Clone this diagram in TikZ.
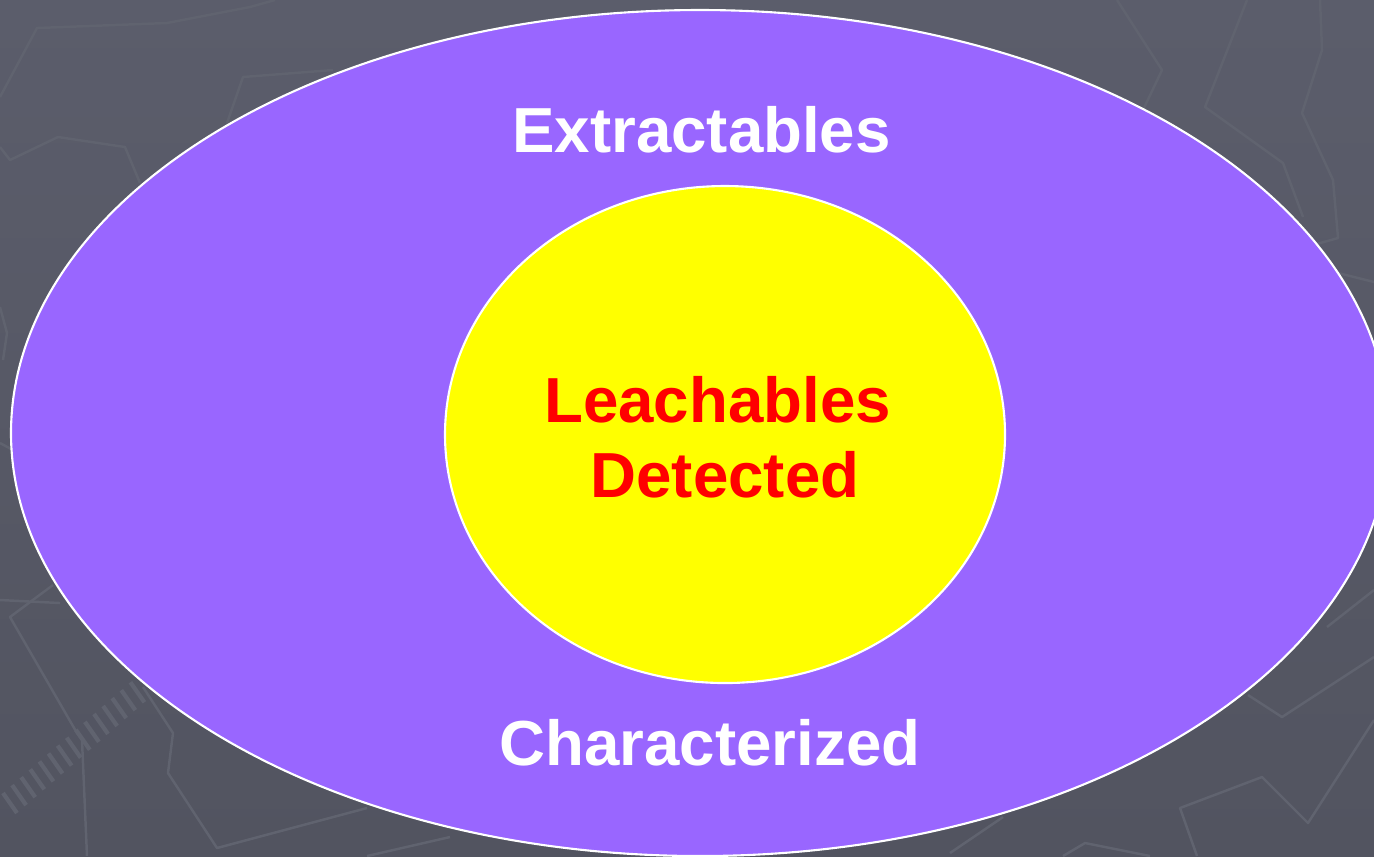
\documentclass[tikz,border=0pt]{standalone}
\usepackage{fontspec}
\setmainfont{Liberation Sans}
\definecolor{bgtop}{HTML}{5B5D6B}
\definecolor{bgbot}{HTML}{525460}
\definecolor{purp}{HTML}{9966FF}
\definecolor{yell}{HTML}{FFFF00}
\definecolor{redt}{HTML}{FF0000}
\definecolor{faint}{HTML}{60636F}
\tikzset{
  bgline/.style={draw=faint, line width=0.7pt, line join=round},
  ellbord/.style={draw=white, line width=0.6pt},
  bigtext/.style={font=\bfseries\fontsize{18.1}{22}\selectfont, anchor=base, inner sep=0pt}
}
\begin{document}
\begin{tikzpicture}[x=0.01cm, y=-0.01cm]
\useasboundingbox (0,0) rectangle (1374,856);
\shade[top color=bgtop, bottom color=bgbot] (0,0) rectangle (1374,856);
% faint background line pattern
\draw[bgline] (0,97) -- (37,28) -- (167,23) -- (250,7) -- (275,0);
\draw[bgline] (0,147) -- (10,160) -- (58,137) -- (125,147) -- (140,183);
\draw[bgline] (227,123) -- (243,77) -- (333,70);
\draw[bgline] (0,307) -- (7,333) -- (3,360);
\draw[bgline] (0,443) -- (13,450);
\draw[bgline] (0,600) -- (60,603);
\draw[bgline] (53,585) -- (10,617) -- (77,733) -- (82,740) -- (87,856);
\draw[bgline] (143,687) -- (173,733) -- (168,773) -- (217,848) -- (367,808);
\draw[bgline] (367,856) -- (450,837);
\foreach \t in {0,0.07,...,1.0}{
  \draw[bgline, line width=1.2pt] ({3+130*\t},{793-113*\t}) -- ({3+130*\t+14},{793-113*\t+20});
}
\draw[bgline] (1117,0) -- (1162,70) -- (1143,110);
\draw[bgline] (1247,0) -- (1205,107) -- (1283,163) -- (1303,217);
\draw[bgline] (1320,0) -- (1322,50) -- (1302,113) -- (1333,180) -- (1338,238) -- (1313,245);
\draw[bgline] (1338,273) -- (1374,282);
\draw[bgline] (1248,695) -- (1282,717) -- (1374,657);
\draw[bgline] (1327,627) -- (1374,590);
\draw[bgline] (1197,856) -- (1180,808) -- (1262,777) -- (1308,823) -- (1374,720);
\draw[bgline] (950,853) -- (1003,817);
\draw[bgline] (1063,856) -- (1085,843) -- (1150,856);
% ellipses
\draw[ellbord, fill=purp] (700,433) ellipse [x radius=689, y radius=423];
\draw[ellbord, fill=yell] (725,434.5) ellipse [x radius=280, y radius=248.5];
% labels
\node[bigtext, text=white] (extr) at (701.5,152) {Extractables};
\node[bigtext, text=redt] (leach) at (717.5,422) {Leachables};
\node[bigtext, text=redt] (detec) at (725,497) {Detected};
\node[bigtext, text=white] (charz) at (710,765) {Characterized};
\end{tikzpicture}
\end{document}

────

• Problem to solve: From the listing, extract all text exactly as given and drop any picture.

• Task output:
Clone this diagram in TikZ.
\documentclass[tikz,border=0pt]{standalone}
\usepackage{fontspec}
\setmainfont{Liberation Sans}
\definecolor{bgtop}{HTML}{5B5D6B}
\definecolor{bgbot}{HTML}{525460}
\definecolor{purp}{HTML}{9966FF}
\definecolor{yell}{HTML}{FFFF00}
\definecolor{redt}{HTML}{FF0000}
\definecolor{faint}{HTML}{60636F}
\tikzset{
  bgline/.style={draw=faint, line width=0.7pt, line join=round},
  ellbord/.style={draw=white, line width=0.6pt},
  bigtext/.style={font=\bfseries\fontsize{18.1}{22}\selectfont, anchor=base, inner sep=0pt}
}
\begin{document}
\begin{tikzpicture}[x=0.01cm, y=-0.01cm]
\useasboundingbox (0,0) rectangle (1374,856);
\shade[top color=bgtop, bottom color=bgbot] (0,0) rectangle (1374,856);
% faint background line pattern
\draw[bgline] (0,97) -- (37,28) -- (167,23) -- (250,7) -- (275,0);
\draw[bgline] (0,147) -- (10,160) -- (58,137) -- (125,147) -- (140,183);
\draw[bgline] (227,123) -- (243,77) -- (333,70);
\draw[bgline] (0,307) -- (7,333) -- (3,360);
\draw[bgline] (0,443) -- (13,450);
\draw[bgline] (0,600) -- (60,603);
\draw[bgline] (53,585) -- (10,617) -- (77,733) -- (82,740) -- (87,856);
\draw[bgline] (143,687) -- (173,733) -- (168,773) -- (217,848) -- (367,808);
\draw[bgline] (367,856) -- (450,837);
\foreach \t in {0,0.07,...,1.0}{
  \draw[bgline, line width=1.2pt] ({3+130*\t},{793-113*\t}) -- ({3+130*\t+14},{793-113*\t+20});
}
\draw[bgline] (1117,0) -- (1162,70) -- (1143,110);
\draw[bgline] (1247,0) -- (1205,107) -- (1283,163) -- (1303,217);
\draw[bgline] (1320,0) -- (1322,50) -- (1302,113) -- (1333,180) -- (1338,238) -- (1313,245);
\draw[bgline] (1338,273) -- (1374,282);
\draw[bgline] (1248,695) -- (1282,717) -- (1374,657);
\draw[bgline] (1327,627) -- (1374,590);
\draw[bgline] (1197,856) -- (1180,808) -- (1262,777) -- (1308,823) -- (1374,720);
\draw[bgline] (950,853) -- (1003,817);
\draw[bgline] (1063,856) -- (1085,843) -- (1150,856);
% ellipses
\draw[ellbord, fill=purp] (700,433) ellipse [x radius=689, y radius=423];
\draw[ellbord, fill=yell] (725,434.5) ellipse [x radius=280, y radius=248.5];
% labels
\node[bigtext, text=white] (extr) at (701.5,152) {Extractables};
\node[bigtext, text=redt] (leach) at (717.5,422) {Leachables};
\node[bigtext, text=redt] (detec) at (725,497) {Detected};
\node[bigtext, text=white] (charz) at (710,765) {Characterized};
\end{tikzpicture}
\end{document}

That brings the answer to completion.